Mc.2,18-22 (18/1/2021)

De leerlingen van Johannes en die van de farizeeën hielden vasten.
Ze kwamen naar Jezus: “Waarom vasten die leerlingen wel, maar jouw leerlingen niet?”
Jezus antwoordde: “De vrienden van de bruidegom kunnen toch niet vasten zolang de bruidegom bij hen is?
Al de tijd dat zij hem bij zich hebben, kunnen zij niet vasten.
Maar er zullen dagen komen dat de bruidegom van hen is weggenomen. Dan zullen zij vasten.
Niemand naait een lap van ongekrompen stof op een oud kledingstuk;
anders trekt het nieuwe aan het oude en wordt de scheur erger.
En niemand doet nieuwe wijn in oude leren zakken;
anders doet de wijn de zakken barsten en gaat de wijn verloren met de zakken.

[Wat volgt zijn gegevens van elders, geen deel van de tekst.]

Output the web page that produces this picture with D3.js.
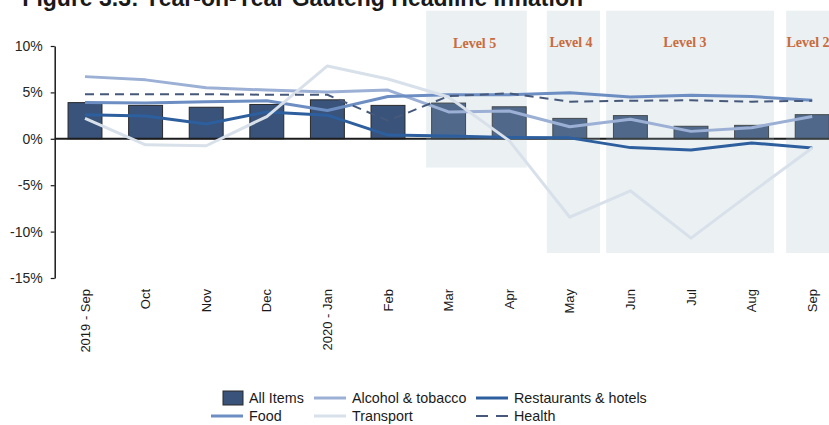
<!DOCTYPE html>
<html>
<head>
<meta charset="utf-8">
<script src="https://cdn.jsdelivr.net/npm/d3@7"></script>
<style>
  html, body { margin: 0; padding: 0; background: #fff; }
  svg { display: block; font-family: Arial, "Liberation Sans", Helvetica, sans-serif; }
</style>
</head>
<body>
<svg id="chart" width="829" height="425"></svg>
<script>
// months on the x axis
const months = ['2019 - Sep', 'Oct', 'Nov', 'Dec', '2020 - Jan', 'Feb', 'Mar', 'Apr', 'May', 'Jun', 'Jul', 'Aug', 'Sep'];

// year-on-year inflation, %
const allItems    = [3.9, 3.6, 3.4, 3.7, 4.2, 3.6, 3.85, 3.45, 2.2, 2.5, 1.35, 1.45, 2.6];
const alcohol     = [6.7, 6.35, 5.5, 5.25, 5.05, 5.25, 2.9, 3.0, 1.3, 2.1, 0.8, 1.2, 2.4];
const restaurants = [2.6, 2.45, 1.6, 2.9, 2.55, 0.4, 0.3, 0.15, 0.1, -0.95, -1.2, -0.45, -1.0];
const food        = [3.9, 3.85, 4.0, 4.1, 3.05, 4.55, 4.75, 4.75, 4.95, 4.5, 4.7, 4.55, 4.15];
const transport   = [2.2, -0.65, -0.75, 2.4, 7.85, 6.45, 4.5, -0.2, -8.45, -5.6, -10.7, -5.8, -1.0];
const health      = [4.8, 4.8, 4.8, 4.75, 4.75, 1.95, 4.6, 4.9, 4.0, 4.1, 4.15, 4.0, 4.1];

const yTicks = [-15, -10, -5, 0, 5, 10];

// lockdown levels, in month units (0 = start of first month), bottom in %
const levelNames  = ['Level 5', 'Level 4', 'Level 3', 'Level 2'];
const levelStart  = [6.13, 8.12, 9.1, 12.07];
const levelEnd    = [7.79, 9.0, 11.87, 13.4];
const levelBottom = [-3.1, -12.3, -12.3, -12.3];
const levelLabelAt = [6.93, 8.52, 10.4, 12.43];

const svg = d3.select('#chart');

const left = 54.7, right = 842.5;
const x = d3.scaleBand().domain(months).range([left, right]).padding(0);
const xi = d3.scaleLinear().domain([0, months.length]).range([left, right]);
const y = d3.scaleLinear().domain([-15, 10]).range([278, 46]);
const cx = m => x(m) + x.bandwidth() / 2;
const barW = x.bandwidth() * 0.56;

// title (cut by the top of the frame, as in the source)
svg.append('text')
    .attr('x', 583)
    .attr('y', 6)
    .attr('text-anchor', 'end')
    .style('font-size', '23px')
    .style('font-weight', 'bold')
    .style('fill', '#1a1a1a')
    .text('Figure 3.3: Year-on-Year Gauteng Headline Inflation');

// bars
svg.selectAll('rect.bar')
    .data(allItems)
    .enter()
    .append('rect')
    .attr('class', 'bar')
    .attr('x', (d, i) => cx(months[i]) - barW / 2)
    .attr('y', d => y(Math.max(d, 0)))
    .attr('width', barW)
    .attr('height', d => Math.abs(y(d) - y(0)))
    .attr('fill', '#39537a')
    .attr('stroke', '#2a2a2a')
    .attr('stroke-width', 1);

// y axis
const yAxis = svg.append('g')
    .attr('transform', `translate(${left},0)`)
    .call(d3.axisLeft(y).tickValues(yTicks).tickSize(4).tickSizeOuter(0).tickFormat(d => d + '%'));
yAxis.select('.domain').attr('stroke', '#1a1a1a').attr('stroke-width', 1.5);
yAxis.selectAll('.tick line').attr('stroke', '#1a1a1a').attr('stroke-width', 1.2);
yAxis.selectAll('.tick text')
    .attr('x', -12)
    .style('font-size', '14px')
    .style('font-family', 'Arial, "Liberation Sans", sans-serif')
    .style('fill', '#262626');

// zero line
svg.append('line')
    .attr('x1', left).attr('x2', 829)
    .attr('y1', y(0)).attr('y2', y(0))
    .attr('stroke', '#1c1c1c')
    .attr('stroke-width', 2);

// lockdown shading overlays bars and axis
svg.selectAll('rect.level')
    .data(levelNames)
    .enter()
    .append('rect')
    .attr('class', 'level')
    .attr('x', (d, i) => xi(levelStart[i]))
    .attr('y', y(13.8))
    .attr('width', (d, i) => xi(levelEnd[i]) - xi(levelStart[i]))
    .attr('height', (d, i) => y(levelBottom[i]) - y(13.8))
    .attr('fill', 'rgb(165,185,200)')
    .attr('fill-opacity', 0.22);

svg.selectAll('text.level')
    .data(levelNames)
    .enter()
    .append('text')
    .attr('class', 'level')
    .attr('x', (d, i) => xi(levelLabelAt[i]))
    .attr('y', (d, i) => i === 0 ? 48 : 46.5)
    .attr('text-anchor', 'middle')
    .style('font-family', '"Liberation Serif", "DejaVu Serif", serif')
    .style('font-weight', 'bold')
    .style('font-size', '14px')
    .style('fill', '#c96b3d')
    .text(d => d);

// lines
const series = [
    { name: 'Alcohol & tobacco', values: alcohol, color: '#9bb0d4', dash: null },
    { name: 'Food', values: food, color: '#6d8ec3', dash: null },
    { name: 'Restaurants & hotels', values: restaurants, color: '#2d5f9f', dash: null },
    { name: 'Transport', values: transport, color: '#d8e0ea', dash: null },
    { name: 'Health', values: health, color: '#46597a', dash: '9,6' }
];

const line = d3.line()
    .x((d, i) => cx(months[i]))
    .y(d => y(d));

svg.selectAll('path.series')
    .data(series)
    .enter()
    .append('path')
    .attr('class', 'series')
    .attr('d', s => line(s.values))
    .attr('fill', 'none')
    .attr('stroke', s => s.color)
    .attr('stroke-width', s => s.dash ? 2 : 3)
    .attr('stroke-dasharray', s => s.dash)
    .attr('stroke-linejoin', 'round');

// x labels, rotated
svg.selectAll('text.month')
    .data(months)
    .enter()
    .append('text')
    .attr('class', 'month')
    .attr('transform', d => `translate(${cx(d) + 4.5},289) rotate(-90)`)
    .attr('text-anchor', 'end')
    .style('font-size', '13px')
    .style('fill', '#1a1a1a')
    .text(d => d);

// legend
const legend = svg.append('g').style('font-size', '14.3px').style('fill', '#1a1a1a');
const legendItems = [
    { label: 'All Items', kind: 'bar', color: '#39537a', lx: 223, row: 0 },
    { label: 'Alcohol & tobacco', kind: 'line', color: '#9bb0d4', lx: 314, row: 0 },
    { label: 'Restaurants & hotels', kind: 'line', color: '#2d5f9f', lx: 476, row: 0 },
    { label: 'Food', kind: 'line', color: '#6d8ec3', lx: 211, row: 1 },
    { label: 'Transport', kind: 'line', color: '#d8e0ea', lx: 314, row: 1 },
    { label: 'Health', kind: 'dash', color: '#46597a', lx: 476, row: 1 }
];
legendItems.forEach(it => {
    const cy = it.row === 0 ? 398 : 416;
    if (it.kind === 'bar') {
        legend.append('rect')
            .attr('x', it.lx).attr('y', cy - 7)
            .attr('width', 20).attr('height', 14)
            .attr('fill', it.color).attr('stroke', '#2a2a2a');
    } else {
        legend.append('line')
            .attr('x1', it.lx).attr('x2', it.lx + 32)
            .attr('y1', cy).attr('y2', cy)
            .attr('stroke', it.color)
            .attr('stroke-width', it.kind === 'dash' ? 2 : 3)
            .attr('stroke-dasharray', it.kind === 'dash' ? '12,8' : null);
    }
    const tx = it.kind === 'bar' ? it.lx + 26 : it.lx + 38;
    legend.append('text')
        .attr('x', tx).attr('y', cy + 5)
        .text(it.label);
});
</script>
</body>
</html>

Nee. Nieuwe wijn hoort in nieuwe leren zakken.”

Het mopperen blijft aanhouden. Gisteren werd Jezus vriendschap en het feesten met tollenaars en zondaars in vraag gesteld.
Nu klinkt de vraag over hun vastenpraktijk. “Waarom vasten jouw leerlingen niet?”

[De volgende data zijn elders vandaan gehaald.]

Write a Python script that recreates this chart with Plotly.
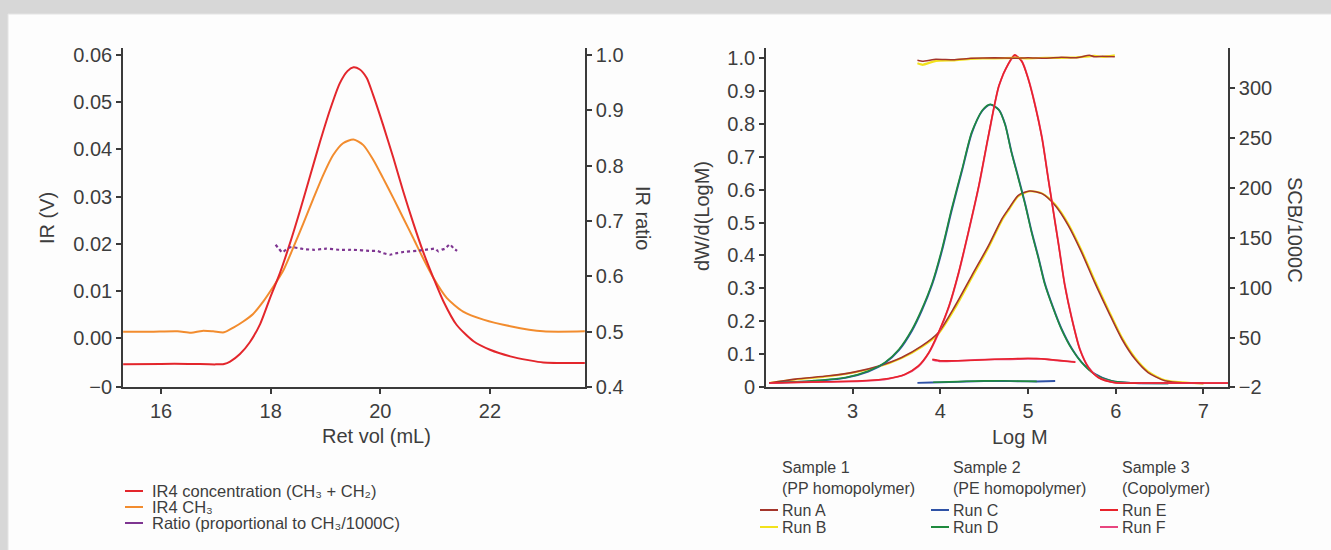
import plotly.graph_objects as go

# ---------------- Left chart data (Ret vol vs IR) ----------------
ret_vol_conc = [15.31, 16.0, 16.5, 17.0, 17.15, 17.26, 17.44, 17.62, 17.81, 17.99, 18.17, 18.35,
                18.54, 18.72, 18.90, 19.08, 19.26, 19.40, 19.51, 19.62, 19.75, 19.87, 20.05, 20.24,
                20.42, 20.60, 20.78, 20.97, 21.15, 21.39, 21.70, 22.00, 22.37, 22.70, 22.97, 23.73]
ir4_conc = [-0.0056, -0.0055, -0.0055, -0.0056, -0.0055, -0.0050, -0.0034, -0.0009, 0.0030, 0.0085,
            0.0138, 0.0200, 0.0272, 0.0344, 0.0416, 0.0483, 0.0540, 0.0566, 0.0574, 0.0570, 0.0552,
            0.0515, 0.0452, 0.0381, 0.0310, 0.0244, 0.0183, 0.0127, 0.0078, 0.0028, -0.0007,
            -0.0025, -0.0039, -0.0047, -0.0052, -0.0053]

ret_vol_ch3 = [15.31, 15.8, 16.3, 16.55, 16.75, 16.95, 17.15, 17.32, 17.50, 17.68, 17.87, 18.05,
               18.23, 18.41, 18.60, 18.78, 18.96, 19.14, 19.32, 19.51, 19.69, 19.87, 20.05, 20.24,
               20.42, 20.60, 20.78, 20.97, 21.21, 21.51, 21.88, 22.37, 22.97, 23.73]
ir4_ch3 = [0.0013, 0.0013, 0.0014, 0.0011, 0.0015, 0.0014, 0.0012, 0.0022, 0.0035, 0.0051, 0.0078,
           0.0109, 0.0143, 0.0191, 0.0244, 0.0296, 0.0346, 0.0388, 0.0413, 0.0421, 0.0409, 0.0378,
           0.0339, 0.0296, 0.0254, 0.0212, 0.0169, 0.0127, 0.0085, 0.0056, 0.0039, 0.0025, 0.0014,
           0.0014]

ret_vol_ratio = [18.09, 18.15, 18.21, 18.30, 18.38, 18.50, 18.62, 18.80, 19.02, 19.25, 19.51, 19.81,
                 19.95, 20.05, 20.18, 20.30, 20.42, 20.66, 20.90, 21.00, 21.06, 21.12, 21.18, 21.27,
                 21.33, 21.40]
ir_ratio = [0.657, 0.650, 0.643, 0.650, 0.653, 0.651, 0.649, 0.648, 0.650, 0.648, 0.648, 0.646,
            0.646, 0.642, 0.639, 0.642, 0.644, 0.646, 0.649, 0.650, 0.645, 0.648, 0.650, 0.658,
            0.651, 0.646]

left_x_ticks = [16, 18, 20, 22]
left_y_ticks = [-0.0104, 0.0, 0.01, 0.02, 0.03, 0.04, 0.05, 0.06]
left_y_labels = ["\u22120", "0.00", "0.01", "0.02", "0.03", "0.04", "0.05", "0.06"]
ratio_ticks = [0.4, 0.5, 0.6, 0.7, 0.8, 0.9, 1.0]
ratio_labels = ["0.4", "0.5", "0.6", "0.7", "0.8", "0.9", "1.0"]

# ---------------- Right chart data (Log M) ----------------
log_m_pp = [2.05, 2.35, 2.73, 3.03, 3.30, 3.56, 3.79, 3.98, 4.17, 4.36, 4.55, 4.70, 4.78, 4.89,
            5.02, 5.16, 5.31, 5.46, 5.61, 5.76, 5.92, 6.07, 6.22, 6.37, 6.56, 6.83, 7.00]
run_a = [0.012, 0.024, 0.034, 0.046, 0.064, 0.090, 0.125, 0.166, 0.247, 0.339, 0.430, 0.510, 0.542,
         0.583, 0.596, 0.588, 0.552, 0.491, 0.410, 0.318, 0.227, 0.146, 0.085, 0.044, 0.019, 0.012,
         0.011]
run_b = [0.012, 0.023, 0.033, 0.045, 0.062, 0.088, 0.122, 0.162, 0.240, 0.332, 0.424, 0.505, 0.538,
         0.580, 0.595, 0.589, 0.555, 0.496, 0.416, 0.325, 0.233, 0.151, 0.089, 0.047, 0.021, 0.013,
         0.011]

log_m_pe = [2.05, 2.54, 2.92, 3.18, 3.37, 3.53, 3.68, 3.79, 3.91, 4.02, 4.13, 4.25, 4.36, 4.48,
            4.57, 4.67, 4.74, 4.81, 4.89, 4.97, 5.04, 5.12, 5.19, 5.29, 5.38, 5.50, 5.61, 5.76,
            5.95, 6.22, 6.60]
run_c = [0.012, 0.018, 0.028, 0.047, 0.073, 0.112, 0.172, 0.232, 0.313, 0.414, 0.536, 0.659, 0.772,
         0.840, 0.859, 0.843, 0.799, 0.718, 0.638, 0.556, 0.475, 0.394, 0.318, 0.240, 0.179, 0.117,
         0.076, 0.040, 0.019, 0.012, 0.011]
run_d = [0.012, 0.019, 0.029, 0.049, 0.075, 0.115, 0.176, 0.237, 0.318, 0.420, 0.542, 0.664, 0.776,
         0.842, 0.860, 0.842, 0.797, 0.715, 0.634, 0.552, 0.471, 0.390, 0.314, 0.237, 0.176, 0.115,
         0.075, 0.039, 0.019, 0.012, 0.011]

log_m_co = [2.05, 2.54, 3.11, 3.41, 3.60, 3.75, 3.87, 3.98, 4.10, 4.21, 4.32, 4.44, 4.55, 4.67,
            4.78, 4.85, 4.93, 5.00, 5.08, 5.16, 5.23, 5.29, 5.35, 5.42, 5.50, 5.59, 5.69, 5.80,
            5.99, 6.30, 6.80, 7.28]
run_e = [0.012, 0.015, 0.019, 0.026, 0.039, 0.064, 0.105, 0.166, 0.247, 0.349, 0.471, 0.613, 0.766,
         0.918, 0.985, 1.010, 0.990, 0.939, 0.857, 0.756, 0.634, 0.532, 0.430, 0.308, 0.207, 0.115,
         0.059, 0.029, 0.013, 0.012, 0.012, 0.012]
run_f = [0.012, 0.015, 0.018, 0.025, 0.038, 0.062, 0.103, 0.163, 0.244, 0.346, 0.468, 0.610, 0.763,
         0.916, 0.984, 1.008, 0.991, 0.941, 0.860, 0.759, 0.637, 0.535, 0.433, 0.311, 0.209, 0.117,
         0.060, 0.030, 0.013, 0.012, 0.012, 0.012]

# SCB/1000C traces (right axis)
log_m_scb_pp = [3.74, 3.80, 3.95, 4.15, 4.35, 4.62, 4.85, 5.00, 5.20, 5.38, 5.55, 5.70, 5.76, 5.85, 5.99]
scb_a = [328, 327, 329, 328.5, 330, 330.5, 330, 330.5, 330, 331, 330.5, 333, 331.5, 332, 331.5]
scb_b = [325, 323.5, 327.5, 328, 329.5, 330, 330.5, 330, 330.5, 330.5, 331, 332, 332.5, 331.5, 333]

log_m_scb_pe_c = [3.74, 3.90, 4.10, 4.30, 4.50, 4.70, 4.90, 5.10, 5.31]
scb_c = [5.5, 5.8, 6.2, 6.8, 7.2, 7.3, 7.0, 6.8, 7.3]
log_m_scb_pe_d = [3.92, 4.10, 4.30, 4.50, 4.70, 4.90, 5.10]
scb_d = [6.0, 6.4, 7.0, 7.4, 7.5, 7.2, 6.9]

log_m_scb_co = [3.91, 4.00, 4.20, 4.40, 4.62, 4.80, 5.00, 5.15, 5.31, 5.45, 5.54]
scb_e = [29, 27.5, 27.5, 28, 29, 29.5, 30, 29.5, 28.3, 27, 26]
scb_f = [28.5, 27, 27.5, 28.5, 29, 29, 29.5, 29.5, 28, 27, 26.5]

right_x_ticks = [3, 4, 5, 6, 7]
dw_ticks = [0, 0.1, 0.2, 0.3, 0.4, 0.5, 0.6, 0.7, 0.8, 0.9, 1.0]
dw_labels = ["0", "0.1", "0.2", "0.3", "0.4", "0.5", "0.6", "0.7", "0.8", "0.9", "1.0"]
scb_ticks = [1.3, 50, 100, 150, 200, 250, 300]
scb_labels = ["\u22122", "50", "100", "150", "200", "250", "300"]

# ---------------- Styling ----------------
W, H = 1331, 550
FONT = "Liberation Sans, Arial, sans-serif"
AX = "#3a3a3a"
TXT = "#3d3d3d"

C_CONC = "#e3262c"
C_CH3 = "#f28c2e"
C_RATIO = "#7e3591"
C_A = "#a4352b"
C_B = "#f2e21c"
C_C = "#2f52a6"
C_D = "#1f8a3e"
C_E = "#e8232b"
C_F = "#e8457f"

fig = go.Figure()


def line(x, y, color, xa, ya, width=1.8, dash="solid", smooth=0.7):
    fig.add_trace(go.Scatter(x=x, y=y, mode="lines", xaxis=xa, yaxis=ya, showlegend=False,
                             hoverinfo="skip",
                             line=dict(color=color, width=width, dash=dash, shape="spline",
                                       smoothing=smooth)))


# left chart
line(ret_vol_ch3, ir4_ch3, C_CH3, "x", "y", width=2)
line(ret_vol_conc, ir4_conc, C_CONC, "x", "y", width=2)
line(ret_vol_ratio, ir_ratio, C_RATIO, "x", "y2", width=2.2, dash="dot", smooth=0.3)

# right chart - MWD
line(log_m_pp, run_b, C_B, "x2", "y3", width=2)
line(log_m_pp, run_a, C_A, "x2", "y3", width=1.6)
line(log_m_pe, run_c, C_C, "x2", "y3", width=1.8)
line(log_m_pe, run_d, C_D, "x2", "y3", width=1.6)
line(log_m_co, run_f, C_F, "x2", "y3", width=1.8)
line(log_m_co, run_e, C_E, "x2", "y3", width=1.6)
# right chart - SCB
line(log_m_scb_pp, scb_b, C_B, "x2", "y4", width=2.2, smooth=0.3)
line(log_m_scb_pp, scb_a, C_A, "x2", "y4", width=1.6, smooth=0.3)
line(log_m_scb_pe_c, scb_c, C_C, "x2", "y4", width=1.8, smooth=0.3)
line(log_m_scb_pe_d, scb_d, C_D, "x2", "y4", width=1.6, smooth=0.3)
line(log_m_scb_co, scb_f, C_F, "x2", "y4", width=1.8, smooth=0.3)
line(log_m_scb_co, scb_e, C_E, "x2", "y4", width=1.6, smooth=0.3)


def px(v):
    return v / W


def py(v):
    return 1 - v / H


ydom = [py(387), py(48)]
axis_common = dict(showline=True, linecolor=AX, linewidth=1.7, ticks="outside", ticklen=5,
                   tickwidth=1.5, tickcolor=AX, showgrid=False, zeroline=False,
                   tickfont=dict(family=FONT, size=20, color=TXT), automargin=False)

fig.update_layout(
    width=W, height=H,
    margin=dict(l=0, r=0, t=0, b=0, pad=0),
    paper_bgcolor="#d7d7d7",
    plot_bgcolor="rgba(0,0,0,0)",
    font=dict(family=FONT, color=TXT),
    xaxis=dict(domain=[px(123), px(585)], anchor="y", range=[15.307, 23.733],
               tickvals=left_x_ticks, **axis_common),
    yaxis=dict(domain=ydom, anchor="x", range=[-0.0104, 0.0615], tickvals=left_y_ticks,
               ticktext=left_y_labels, **axis_common),
    yaxis2=dict(overlaying="y", side="right", anchor="x", range=[0.4, 1.0127],
                tickvals=ratio_ticks, ticktext=ratio_labels, **axis_common),
    xaxis2=dict(domain=[px(766), px(1228)], anchor="y3", range=[2.014, 7.28],
                tickvals=right_x_ticks, **axis_common),
    yaxis3=dict(domain=ydom, anchor="x2", range=[0, 1.031], tickvals=dw_ticks,
                ticktext=dw_labels, **axis_common),
    yaxis4=dict(overlaying="y3", side="right", anchor="x2", range=[1.3, 340.3],
                tickvals=scb_ticks, ticktext=scb_labels, **axis_common),
)

shapes = [dict(type="rect", xref="paper", yref="paper", x0=px(8), x1=1.01, y0=-0.01, y1=py(14),
               fillcolor="#fdfdfd", line=dict(color="#e4e4e4", width=1), layer="below")]

annotations = []


def text(x, y, s, size=20, angle=0, xanchor="center"):
    annotations.append(dict(x=px(x), y=py(y), xref="paper", yref="paper", text=s, showarrow=False,
                            textangle=angle, xanchor=xanchor, yanchor="middle",
                            font=dict(family=FONT, size=size, color=TXT)))


# axis titles
text(47, 218, "IR (V)", angle=-90)
text(643, 218, "IR ratio", angle=90)
text(376, 436, "Ret vol (mL)")
text(702, 216, "dW/d(LogM)", angle=-90)
text(1295, 230, "SCB/1000C", angle=90)
text(1020, 437, "Log M")

# left legend
left_leg = [("IR4 concentration (CH\u2083 + CH\u2082)", C_CONC, 491),
            ("IR4 CH\u2083", C_CH3, 507),
            ("Ratio (proportional to CH\u2083/1000C)", C_RATIO, 523)]
for label, col, yy in left_leg:
    shapes.append(dict(type="line", xref="paper", yref="paper", x0=px(125), x1=px(143),
                       y0=py(yy), y1=py(yy), line=dict(color=col, width=2)))
    text(150, yy, label, size=16.5, xanchor="left")

# right legend
groups = [(780, "Sample 1", "(PP homopolymer)", [("Run A", C_A), ("Run B", C_B)]),
          (951, "Sample 2", "(PE homopolymer)", [("Run C", C_C), ("Run D", C_D)]),
          (1120, "Sample 3", "(Copolymer)", [("Run E", C_E), ("Run F", C_F)])]
for gx, h1, h2, runs in groups:
    text(gx, 467, h1, size=16, xanchor="left")
    text(gx, 488, h2, size=16, xanchor="left")
    for i, (lab, col) in enumerate(runs):
        yy = 510 + 17 * i
        shapes.append(dict(type="line", xref="paper", yref="paper", x0=px(gx - 20),
                           x1=px(gx - 2), y0=py(yy), y1=py(yy), line=dict(color=col, width=2)))
        text(gx, yy, lab, size=16, xanchor="left")

fig.update_layout(shapes=shapes, annotations=annotations)
fig.write_html("out.html", config={"displayModeBar": False},
               post_script="document.body.style.margin='0px';document.body.style.overflow='hidden';")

Blijkbaar zien de ander wél al datgene wat in hun beleving niet klopt
(er wordt niet gevast, Jezus die omgaat met tollenaars, regels die overtreden worden…) maar wat er écht gebeurt, dat zien ze niet.
Ze zien niet de aanwezigheid van G-d in hun midden, niet de blijdschap,
noch de vreugde en het helende effect dat die Aanwezigheid met zich meebrengt.
Net zo min als de ommekeer, die het toelaten van die Aanwezigheid in je leven, teweeg brengt.
Jezus’ logica is duidelijk van een andere orde en vereist een nieuwe manier van kijken en denken,
die pas te zien is als je je eigen logica durft op te schorten.
Misschien is het niet zo gek om af en toe een vastendag in te bouwen.
Vast-en om los te komen van onze manier van denken, wetten en regels, vastgeroeste ideeën, overtuigingen…
Om te (kunnen) zien waar G-d – hier en nu – gebeurt.